Data entries:

begin

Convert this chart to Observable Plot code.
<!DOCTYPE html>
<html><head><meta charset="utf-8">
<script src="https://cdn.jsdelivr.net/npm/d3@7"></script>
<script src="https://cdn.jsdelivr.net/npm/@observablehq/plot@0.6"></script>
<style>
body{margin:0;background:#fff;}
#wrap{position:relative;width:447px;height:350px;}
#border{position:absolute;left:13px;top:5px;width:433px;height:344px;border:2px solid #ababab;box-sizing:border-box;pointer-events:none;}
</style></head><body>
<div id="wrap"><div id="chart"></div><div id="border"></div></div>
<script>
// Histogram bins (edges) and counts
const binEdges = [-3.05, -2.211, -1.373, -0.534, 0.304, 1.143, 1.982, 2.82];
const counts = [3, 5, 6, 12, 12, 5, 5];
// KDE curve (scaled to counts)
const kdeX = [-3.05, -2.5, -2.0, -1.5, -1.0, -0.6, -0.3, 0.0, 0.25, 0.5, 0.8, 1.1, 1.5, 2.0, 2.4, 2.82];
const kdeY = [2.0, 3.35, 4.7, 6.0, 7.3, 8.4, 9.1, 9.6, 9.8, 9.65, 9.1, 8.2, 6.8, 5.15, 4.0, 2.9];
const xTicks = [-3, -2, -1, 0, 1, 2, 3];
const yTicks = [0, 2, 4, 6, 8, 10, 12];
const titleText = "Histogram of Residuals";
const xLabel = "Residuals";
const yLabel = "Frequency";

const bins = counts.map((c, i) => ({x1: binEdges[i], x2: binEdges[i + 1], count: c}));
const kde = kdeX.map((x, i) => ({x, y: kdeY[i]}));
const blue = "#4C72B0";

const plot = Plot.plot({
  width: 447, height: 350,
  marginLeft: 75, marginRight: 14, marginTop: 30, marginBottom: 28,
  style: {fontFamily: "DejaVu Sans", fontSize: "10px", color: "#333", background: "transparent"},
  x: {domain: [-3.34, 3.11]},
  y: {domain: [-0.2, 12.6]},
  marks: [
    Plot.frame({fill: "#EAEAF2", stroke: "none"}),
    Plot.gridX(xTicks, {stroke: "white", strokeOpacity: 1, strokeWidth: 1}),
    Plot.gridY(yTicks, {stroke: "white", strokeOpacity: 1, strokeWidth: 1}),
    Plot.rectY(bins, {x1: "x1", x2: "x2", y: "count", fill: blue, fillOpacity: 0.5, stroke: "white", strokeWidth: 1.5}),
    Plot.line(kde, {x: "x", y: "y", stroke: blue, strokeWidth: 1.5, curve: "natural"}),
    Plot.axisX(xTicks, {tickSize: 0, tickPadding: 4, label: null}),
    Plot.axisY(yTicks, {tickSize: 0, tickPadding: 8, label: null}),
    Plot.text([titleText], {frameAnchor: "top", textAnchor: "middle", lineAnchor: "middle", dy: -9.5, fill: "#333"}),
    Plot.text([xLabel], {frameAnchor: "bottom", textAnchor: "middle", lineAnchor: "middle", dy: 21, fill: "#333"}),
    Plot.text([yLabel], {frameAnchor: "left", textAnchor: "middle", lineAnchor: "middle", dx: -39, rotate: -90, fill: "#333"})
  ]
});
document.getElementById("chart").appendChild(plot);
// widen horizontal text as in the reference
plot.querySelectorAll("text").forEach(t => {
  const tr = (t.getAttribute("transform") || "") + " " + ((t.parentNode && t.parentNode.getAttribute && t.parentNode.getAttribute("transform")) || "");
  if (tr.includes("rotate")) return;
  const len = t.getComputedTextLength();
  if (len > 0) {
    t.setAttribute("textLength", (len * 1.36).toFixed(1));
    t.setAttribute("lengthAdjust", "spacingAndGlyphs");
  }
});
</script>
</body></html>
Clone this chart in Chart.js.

end

[THE REQUEST]: Reproduce the listing in full. Keep it exactly as written.

[TASK ANSWER]:
Convert this chart to Observable Plot code.
<!DOCTYPE html>
<html><head><meta charset="utf-8">
<script src="https://cdn.jsdelivr.net/npm/d3@7"></script>
<script src="https://cdn.jsdelivr.net/npm/@observablehq/plot@0.6"></script>
<style>
body{margin:0;background:#fff;}
#wrap{position:relative;width:447px;height:350px;}
#border{position:absolute;left:13px;top:5px;width:433px;height:344px;border:2px solid #ababab;box-sizing:border-box;pointer-events:none;}
</style></head><body>
<div id="wrap"><div id="chart"></div><div id="border"></div></div>
<script>
// Histogram bins (edges) and counts
const binEdges = [-3.05, -2.211, -1.373, -0.534, 0.304, 1.143, 1.982, 2.82];
const counts = [3, 5, 6, 12, 12, 5, 5];
// KDE curve (scaled to counts)
const kdeX = [-3.05, -2.5, -2.0, -1.5, -1.0, -0.6, -0.3, 0.0, 0.25, 0.5, 0.8, 1.1, 1.5, 2.0, 2.4, 2.82];
const kdeY = [2.0, 3.35, 4.7, 6.0, 7.3, 8.4, 9.1, 9.6, 9.8, 9.65, 9.1, 8.2, 6.8, 5.15, 4.0, 2.9];
const xTicks = [-3, -2, -1, 0, 1, 2, 3];
const yTicks = [0, 2, 4, 6, 8, 10, 12];
const titleText = "Histogram of Residuals";
const xLabel = "Residuals";
const yLabel = "Frequency";

const bins = counts.map((c, i) => ({x1: binEdges[i], x2: binEdges[i + 1], count: c}));
const kde = kdeX.map((x, i) => ({x, y: kdeY[i]}));
const blue = "#4C72B0";

const plot = Plot.plot({
  width: 447, height: 350,
  marginLeft: 75, marginRight: 14, marginTop: 30, marginBottom: 28,
  style: {fontFamily: "DejaVu Sans", fontSize: "10px", color: "#333", background: "transparent"},
  x: {domain: [-3.34, 3.11]},
  y: {domain: [-0.2, 12.6]},
  marks: [
    Plot.frame({fill: "#EAEAF2", stroke: "none"}),
    Plot.gridX(xTicks, {stroke: "white", strokeOpacity: 1, strokeWidth: 1}),
    Plot.gridY(yTicks, {stroke: "white", strokeOpacity: 1, strokeWidth: 1}),
    Plot.rectY(bins, {x1: "x1", x2: "x2", y: "count", fill: blue, fillOpacity: 0.5, stroke: "white", strokeWidth: 1.5}),
    Plot.line(kde, {x: "x", y: "y", stroke: blue, strokeWidth: 1.5, curve: "natural"}),
    Plot.axisX(xTicks, {tickSize: 0, tickPadding: 4, label: null}),
    Plot.axisY(yTicks, {tickSize: 0, tickPadding: 8, label: null}),
    Plot.text([titleText], {frameAnchor: "top", textAnchor: "middle", lineAnchor: "middle", dy: -9.5, fill: "#333"}),
    Plot.text([xLabel], {frameAnchor: "bottom", textAnchor: "middle", lineAnchor: "middle", dy: 21, fill: "#333"}),
    Plot.text([yLabel], {frameAnchor: "left", textAnchor: "middle", lineAnchor: "middle", dx: -39, rotate: -90, fill: "#333"})
  ]
});
document.getElementById("chart").appendChild(plot);
// widen horizontal text as in the reference
plot.querySelectorAll("text").forEach(t => {
  const tr = (t.getAttribute("transform") || "") + " " + ((t.parentNode && t.parentNode.getAttribute && t.parentNode.getAttribute("transform")) || "");
  if (tr.includes("rotate")) return;
  const len = t.getComputedTextLength();
  if (len > 0) {
    t.setAttribute("textLength", (len * 1.36).toFixed(1));
    t.setAttribute("lengthAdjust", "spacingAndGlyphs");
  }
});
</script>
</body></html>
Clone this chart in Chart.js.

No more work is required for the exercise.